How One Yield Chaser Wins the Race
What's it like managing a dividend income fund these days? Not bad at all.
Michael Liss is putting money to work in oil, banks, and tissue paper. As an investor, if you think that all sounds sort of boring, he doesn't mind at all.
"If making money on solid companies with great market share positions is boring then, fine, call me the most boring man on the face of the earth," Liss says. "I am perfectly okay with buying companies at discount, waiting for them to go up, and collecting a nice dividend yield in the meantime."
Liss is the 40-year-old co-manager of American Century Equity Income fund (TWEIX), which is a value-oriented fund that focuses on dividend-paying stocks. Over the long haul, the team at TWEIX has built a strong record that crushes the competition.
Through August 26, TWEIX has knocked out a 10-year annualized return of 5.54%, besting the S&P 500 by 6.57 percentage points, and zipping past its peers by 4.71 percentage points, landing in the top 1% of its category. Morningstar awards the fund five stars, its highest rating.
The no-load fund with $5.4 billion in assets has an expense ratio of 0.98% and minimum investment of $2,500.
From his Kansas City office, Liss spoke with Minyanville about the economy, the market, and some of his favorite stock picks right now including Exxon (XOM), Commerce Bancshares (CBSH), Kimberly-Clark (KMB), and Bristol-Myers Squibb (BMY).

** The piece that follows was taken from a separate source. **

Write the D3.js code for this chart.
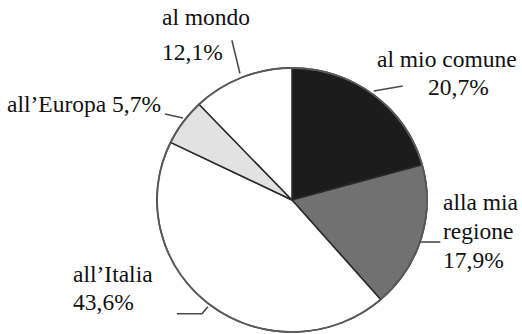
<!DOCTYPE html>
<html>
<head>
<meta charset="utf-8">
<script src="https://cdn.jsdelivr.net/npm/d3@7"></script>
<style>
  html, body { margin: 0; padding: 0; background: #fff; }
  svg { display: block; }
</style>
</head>
<body>
<svg id="chart" width="522" height="334"></svg>
<script>
// Share of respondents by the place they feel they belong to
const categories = ["al mio comune", "alla mia regione", "all’Italia", "all’Europa", "al mondo"];
const values = [20.7, 17.9, 43.6, 5.7, 12.1];
const fills = ["#1c1c1c", "#717171", "#ffffff", "#e2e2e2", "#ffffff"];

// label text lines per slice
const labelLines = [
  ["al mio comune", "20,7%"],
  ["alla mia", "regione", "17,9%"],
  ["all’Italia", "43,6%"],
  ["all’Europa 5,7%"],
  ["al mondo", "12,1%"]
];

const svg = d3.select("#chart");
const cx = 292, cy = 200, rx = 135, ry = 132;

const pie = d3.pie().sort(null).value(d => d)(values);
const arc = d3.arc().innerRadius(0).outerRadius(ry);

const g = svg.append("g")
  .attr("transform", `translate(${cx},${cy}) scale(${rx / ry},1)`);

g.selectAll("path.slice")
  .data(pie)
  .join("path")
  .attr("class", "slice")
  .attr("d", arc)
  .attr("fill", (d, i) => fills[i])
  .attr("stroke", "#2a2a2a")
  .attr("stroke-width", 1.5)
  .attr("stroke-linejoin", "round");

// outer rim
g.append("ellipse")
  .attr("rx", ry).attr("ry", ry)
  .attr("fill", "none")
  .attr("stroke", "#5a5a5a")
  .attr("stroke-width", 1.8);

// point on the rim at a given angle (clockwise from 12 o'clock)
function rim(a) {
  return [cx + Math.sin(a) * rx, cy - Math.cos(a) * ry];
}

// leader line shapes, in offsets from the rim point
const leaders = [
  [[0, -4], [29, -9]],
  [[-2, 4], [19, 4]],
  [[-2, 2], [-8, 9], [-33, 9]],
  [[0, -4], [-18, -8]],
  [[-2, -4], [-10, -37]]
];

pie.forEach((d, i) => {
  const mid = (d.startAngle + d.endAngle) / 2;
  const p = rim(mid);
  const pts = leaders[i].map(o => [p[0] + o[0], p[1] + o[1]]);
  svg.append("path")
    .attr("d", d3.line()(pts))
    .attr("fill", "none")
    .attr("stroke", "#4a4a4a")
    .attr("stroke-width", 1.6);
});

// label layout: [x, first baseline, line step, per-line x offsets]
const labelPos = [
  [377, 67, 28, [0, 51]],
  [443, 210, 29, [0, 0, 0]],
  [73, 282, 28, [0, 0]],
  [7, 112, 0, [0]],
  [162, 25, 35, [0, 0]]
];

labelLines.forEach((lines, i) => {
  const [x, y, step, dx] = labelPos[i];
  lines.forEach((t, j) => {
    svg.append("text")
      .attr("x", x + dx[j])
      .attr("y", y + j * step)
      .style("font-family", "Liberation Serif")
      .style("font-size", "23.5px")
      .style("fill", "#111")
      .text(t);
  });
});
</script>
</body>
</html>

Minyanville: What kind of economic recovery are we going to have in the US? Economists predict a V, W, or L. What letter of the alphabet do you pick?
Michael Liss: It is fair to say that a muted, slow recovery is more on the order of what we're thinking. You have 70% of the economy that is consumer-driven. Take whatever consumer debt statistic level you want, they are at all-time high levels. The bulls might say that as soon as housing pops back, people will feel wealthy again, and they'll start spending. These are the same bulls who said people will never default on their homes en masse.
Minyanville: What about the business side of GDP?
Liss: Capacity utilization is at all-time lows. That doesn't lend itself to a big CAPEX (capital expenditure) cycle coming anytime soon on the industrial side. So that leaves just government spending. The debt estimates that came out from the Congressional Budget Office this week are off the charts.
Minyanville: It all seems pretty grim.
Liss: Yes, it is. But balance that against the economy's natural state to grow. That is a strong force. You can't hold that back forever.